Landrigan: It's a slowness in the brain, an inability to react as quickly or to perform cognitive functions as well in the first few minutes after awakening. Sleep inertia is really the idea that the brain doesn't go from zero to 60 in six seconds. In fact it can take many minutes to even a couple hours for it to wear off.

If somebody is sleep deprived on a regular basis, there's a tendency to go into a deeper stage of sleep more quickly, and when woken from deeper stages of sleep, it appears that sleep inertia is most profound. So if you are sleep deprived and you're rapidly woken from sleep for whatever reason, the tendency to have sleep inertia where performance is really impaired for a long period of time is at its worst.
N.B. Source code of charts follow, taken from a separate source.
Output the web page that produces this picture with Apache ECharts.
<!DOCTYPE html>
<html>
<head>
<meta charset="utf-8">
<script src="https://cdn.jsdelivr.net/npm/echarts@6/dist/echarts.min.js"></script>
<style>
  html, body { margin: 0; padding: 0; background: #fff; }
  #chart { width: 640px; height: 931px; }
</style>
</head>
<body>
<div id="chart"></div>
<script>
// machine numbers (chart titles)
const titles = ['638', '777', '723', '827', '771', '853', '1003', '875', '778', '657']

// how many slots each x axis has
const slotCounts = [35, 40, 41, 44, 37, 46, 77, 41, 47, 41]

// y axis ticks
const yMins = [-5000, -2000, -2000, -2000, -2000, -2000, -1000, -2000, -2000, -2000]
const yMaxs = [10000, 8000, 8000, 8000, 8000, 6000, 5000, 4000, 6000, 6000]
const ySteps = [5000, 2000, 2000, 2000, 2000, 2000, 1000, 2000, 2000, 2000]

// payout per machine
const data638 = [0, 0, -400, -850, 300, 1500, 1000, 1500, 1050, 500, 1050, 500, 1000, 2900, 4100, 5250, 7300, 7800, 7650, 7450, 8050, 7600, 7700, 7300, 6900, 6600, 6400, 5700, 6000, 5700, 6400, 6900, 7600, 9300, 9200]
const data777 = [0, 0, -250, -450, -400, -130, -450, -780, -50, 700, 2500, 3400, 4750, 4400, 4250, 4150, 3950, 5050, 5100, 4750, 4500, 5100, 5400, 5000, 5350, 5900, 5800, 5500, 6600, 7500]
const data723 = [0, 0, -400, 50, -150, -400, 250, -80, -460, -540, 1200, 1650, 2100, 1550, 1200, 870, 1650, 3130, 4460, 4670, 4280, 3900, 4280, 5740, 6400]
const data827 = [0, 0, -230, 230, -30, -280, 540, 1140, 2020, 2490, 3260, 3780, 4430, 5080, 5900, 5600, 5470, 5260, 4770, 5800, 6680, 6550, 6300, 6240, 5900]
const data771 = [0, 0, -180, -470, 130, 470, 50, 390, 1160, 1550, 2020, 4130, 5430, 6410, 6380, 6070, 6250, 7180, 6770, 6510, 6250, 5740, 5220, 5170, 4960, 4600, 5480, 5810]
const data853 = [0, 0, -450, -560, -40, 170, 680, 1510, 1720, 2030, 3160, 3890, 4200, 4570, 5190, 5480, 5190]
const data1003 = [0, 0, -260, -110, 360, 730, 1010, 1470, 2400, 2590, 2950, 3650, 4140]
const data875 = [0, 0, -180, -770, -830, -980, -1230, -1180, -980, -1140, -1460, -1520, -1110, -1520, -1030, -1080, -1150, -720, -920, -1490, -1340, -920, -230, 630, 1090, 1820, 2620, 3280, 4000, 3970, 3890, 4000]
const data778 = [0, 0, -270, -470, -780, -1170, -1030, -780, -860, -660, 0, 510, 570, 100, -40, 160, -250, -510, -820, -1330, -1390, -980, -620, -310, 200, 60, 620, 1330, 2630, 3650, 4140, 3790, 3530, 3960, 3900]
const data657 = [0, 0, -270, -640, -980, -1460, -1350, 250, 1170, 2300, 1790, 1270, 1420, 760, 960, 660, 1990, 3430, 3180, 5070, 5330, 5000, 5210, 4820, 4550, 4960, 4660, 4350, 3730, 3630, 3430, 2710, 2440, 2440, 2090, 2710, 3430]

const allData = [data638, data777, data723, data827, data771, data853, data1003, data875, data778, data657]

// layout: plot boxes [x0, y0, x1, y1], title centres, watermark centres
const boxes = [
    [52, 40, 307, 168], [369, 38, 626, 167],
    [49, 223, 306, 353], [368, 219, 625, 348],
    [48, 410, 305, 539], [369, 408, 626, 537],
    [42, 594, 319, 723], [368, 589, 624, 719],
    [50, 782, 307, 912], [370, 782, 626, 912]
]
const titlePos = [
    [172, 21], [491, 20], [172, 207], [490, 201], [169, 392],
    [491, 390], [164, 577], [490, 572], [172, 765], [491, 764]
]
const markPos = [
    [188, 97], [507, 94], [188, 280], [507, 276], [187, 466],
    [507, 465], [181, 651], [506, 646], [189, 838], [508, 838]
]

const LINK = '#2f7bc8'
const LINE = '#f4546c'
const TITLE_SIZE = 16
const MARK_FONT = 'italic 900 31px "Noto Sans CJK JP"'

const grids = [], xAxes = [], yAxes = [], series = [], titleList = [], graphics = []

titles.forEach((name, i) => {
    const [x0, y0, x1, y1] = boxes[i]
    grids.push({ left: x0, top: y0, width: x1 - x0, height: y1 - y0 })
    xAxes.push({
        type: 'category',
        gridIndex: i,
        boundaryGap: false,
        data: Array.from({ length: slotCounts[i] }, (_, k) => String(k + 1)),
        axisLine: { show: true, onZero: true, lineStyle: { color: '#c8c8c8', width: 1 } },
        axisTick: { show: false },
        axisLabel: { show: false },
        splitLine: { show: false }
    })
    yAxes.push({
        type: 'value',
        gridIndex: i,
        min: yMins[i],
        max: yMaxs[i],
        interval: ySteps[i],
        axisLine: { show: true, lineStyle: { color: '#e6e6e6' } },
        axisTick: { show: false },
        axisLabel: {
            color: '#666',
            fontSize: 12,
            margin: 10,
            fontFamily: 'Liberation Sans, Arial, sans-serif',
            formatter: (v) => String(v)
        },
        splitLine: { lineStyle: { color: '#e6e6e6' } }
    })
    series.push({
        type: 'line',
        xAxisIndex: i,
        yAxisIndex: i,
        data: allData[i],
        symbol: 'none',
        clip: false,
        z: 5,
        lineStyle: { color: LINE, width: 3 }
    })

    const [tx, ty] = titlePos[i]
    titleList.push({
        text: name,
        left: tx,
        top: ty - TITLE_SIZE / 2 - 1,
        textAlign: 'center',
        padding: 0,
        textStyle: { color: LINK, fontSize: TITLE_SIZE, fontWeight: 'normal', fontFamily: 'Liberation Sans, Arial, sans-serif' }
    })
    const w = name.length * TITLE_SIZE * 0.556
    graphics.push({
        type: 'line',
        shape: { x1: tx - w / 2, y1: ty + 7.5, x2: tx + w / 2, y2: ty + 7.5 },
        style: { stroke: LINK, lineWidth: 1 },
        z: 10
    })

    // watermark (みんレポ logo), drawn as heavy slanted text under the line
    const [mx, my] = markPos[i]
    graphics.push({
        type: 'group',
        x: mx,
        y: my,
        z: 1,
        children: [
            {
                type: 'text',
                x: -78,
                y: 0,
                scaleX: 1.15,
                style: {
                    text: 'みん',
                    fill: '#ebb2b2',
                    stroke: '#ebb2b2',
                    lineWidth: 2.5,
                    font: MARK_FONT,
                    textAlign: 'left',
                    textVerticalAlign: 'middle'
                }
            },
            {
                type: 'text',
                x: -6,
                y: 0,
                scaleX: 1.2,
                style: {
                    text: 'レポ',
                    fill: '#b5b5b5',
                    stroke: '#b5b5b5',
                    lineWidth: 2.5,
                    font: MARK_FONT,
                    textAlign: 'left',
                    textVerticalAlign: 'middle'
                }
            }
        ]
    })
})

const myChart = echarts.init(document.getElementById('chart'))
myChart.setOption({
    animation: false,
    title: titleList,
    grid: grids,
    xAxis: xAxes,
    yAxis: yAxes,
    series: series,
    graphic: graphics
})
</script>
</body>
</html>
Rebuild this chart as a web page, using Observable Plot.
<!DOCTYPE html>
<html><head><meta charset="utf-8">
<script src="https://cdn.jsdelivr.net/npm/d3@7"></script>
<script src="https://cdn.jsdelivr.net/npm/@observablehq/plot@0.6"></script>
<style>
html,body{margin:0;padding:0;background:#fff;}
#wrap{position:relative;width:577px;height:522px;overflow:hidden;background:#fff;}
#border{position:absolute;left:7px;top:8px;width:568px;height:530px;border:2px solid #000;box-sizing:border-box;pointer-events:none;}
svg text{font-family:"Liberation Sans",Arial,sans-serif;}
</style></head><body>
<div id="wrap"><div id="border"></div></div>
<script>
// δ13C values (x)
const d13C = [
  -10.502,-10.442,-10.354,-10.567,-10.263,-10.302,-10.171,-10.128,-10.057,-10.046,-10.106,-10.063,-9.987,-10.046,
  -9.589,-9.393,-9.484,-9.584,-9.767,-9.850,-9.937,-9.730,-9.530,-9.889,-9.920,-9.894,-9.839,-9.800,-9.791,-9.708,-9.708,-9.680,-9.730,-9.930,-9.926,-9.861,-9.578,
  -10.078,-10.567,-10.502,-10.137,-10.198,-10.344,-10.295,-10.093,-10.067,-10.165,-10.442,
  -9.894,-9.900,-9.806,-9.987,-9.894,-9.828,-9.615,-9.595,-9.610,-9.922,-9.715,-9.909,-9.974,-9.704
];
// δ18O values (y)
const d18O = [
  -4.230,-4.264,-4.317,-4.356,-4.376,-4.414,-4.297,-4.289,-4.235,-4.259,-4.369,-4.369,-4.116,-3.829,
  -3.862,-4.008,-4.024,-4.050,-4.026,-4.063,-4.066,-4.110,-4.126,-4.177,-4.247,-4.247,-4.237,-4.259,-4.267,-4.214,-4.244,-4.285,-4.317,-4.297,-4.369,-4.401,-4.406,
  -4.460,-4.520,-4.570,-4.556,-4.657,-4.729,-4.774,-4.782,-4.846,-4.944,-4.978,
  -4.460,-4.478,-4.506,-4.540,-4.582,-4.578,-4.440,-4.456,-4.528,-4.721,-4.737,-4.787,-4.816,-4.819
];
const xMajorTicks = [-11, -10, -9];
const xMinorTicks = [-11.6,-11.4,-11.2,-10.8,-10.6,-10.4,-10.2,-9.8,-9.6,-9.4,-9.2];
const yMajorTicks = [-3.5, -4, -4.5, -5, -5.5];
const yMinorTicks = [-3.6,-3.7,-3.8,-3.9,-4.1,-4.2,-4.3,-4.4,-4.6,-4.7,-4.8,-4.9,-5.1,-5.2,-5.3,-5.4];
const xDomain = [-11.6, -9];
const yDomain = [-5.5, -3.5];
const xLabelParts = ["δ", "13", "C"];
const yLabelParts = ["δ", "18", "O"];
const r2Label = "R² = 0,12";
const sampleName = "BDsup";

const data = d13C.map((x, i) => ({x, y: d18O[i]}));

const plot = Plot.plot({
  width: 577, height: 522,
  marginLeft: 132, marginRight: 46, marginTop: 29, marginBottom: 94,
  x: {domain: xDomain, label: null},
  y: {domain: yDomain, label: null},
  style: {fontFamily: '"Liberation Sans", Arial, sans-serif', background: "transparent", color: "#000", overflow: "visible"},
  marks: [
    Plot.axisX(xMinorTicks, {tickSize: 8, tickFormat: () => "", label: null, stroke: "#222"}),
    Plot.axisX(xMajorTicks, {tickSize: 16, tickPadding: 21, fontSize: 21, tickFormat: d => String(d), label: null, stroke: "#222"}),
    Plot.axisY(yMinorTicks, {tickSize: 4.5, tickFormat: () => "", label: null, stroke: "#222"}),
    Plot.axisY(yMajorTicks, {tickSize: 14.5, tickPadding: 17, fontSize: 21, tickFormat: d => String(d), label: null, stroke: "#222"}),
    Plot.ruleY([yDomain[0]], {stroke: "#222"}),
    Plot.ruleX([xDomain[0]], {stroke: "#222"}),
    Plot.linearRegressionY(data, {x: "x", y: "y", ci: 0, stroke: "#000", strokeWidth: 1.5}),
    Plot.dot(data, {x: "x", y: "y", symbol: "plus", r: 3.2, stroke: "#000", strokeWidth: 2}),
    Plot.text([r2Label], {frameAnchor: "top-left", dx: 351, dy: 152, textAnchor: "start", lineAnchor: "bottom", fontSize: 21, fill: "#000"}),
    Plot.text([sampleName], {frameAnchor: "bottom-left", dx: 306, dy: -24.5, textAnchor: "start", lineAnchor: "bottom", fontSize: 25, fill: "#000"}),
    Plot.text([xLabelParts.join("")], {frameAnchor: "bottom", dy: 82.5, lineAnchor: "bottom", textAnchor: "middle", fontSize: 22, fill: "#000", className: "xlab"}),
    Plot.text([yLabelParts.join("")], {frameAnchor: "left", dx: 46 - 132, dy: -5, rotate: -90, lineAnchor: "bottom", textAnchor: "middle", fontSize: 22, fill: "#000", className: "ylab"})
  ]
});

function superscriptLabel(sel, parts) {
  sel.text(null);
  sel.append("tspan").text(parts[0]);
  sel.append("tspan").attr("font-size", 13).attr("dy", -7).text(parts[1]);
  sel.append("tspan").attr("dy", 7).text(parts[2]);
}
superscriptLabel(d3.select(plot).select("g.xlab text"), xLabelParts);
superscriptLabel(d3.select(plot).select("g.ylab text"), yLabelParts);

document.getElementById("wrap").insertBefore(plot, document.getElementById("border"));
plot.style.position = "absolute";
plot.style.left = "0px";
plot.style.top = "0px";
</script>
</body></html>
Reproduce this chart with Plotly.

NOVA: What's so bad about not getting enough sleep?

Landrigan: We're only beginning to understand what the adverse consequences of this may be. From long term studies, it's pretty clear that not only do performance failures increase after sleep depriving ourselves, but there's a really a very substantially increased risk of safety problems--for drivers, for people in high risk occupations in risky industries, as well as long term health consequences of this sort of thing. We know that people who deprive themselves of sleep or work shift work on a regular basis are at higher risk of diabetes, metabolic syndrome, heart disease, hypertension, obesity, and so on for years to come.

To the extent that one can, thinking a little bit constructively about schedules and planning a little bit ahead to minimize all nights and minimize sleep deprivation. It's going to do you a world of good down the road.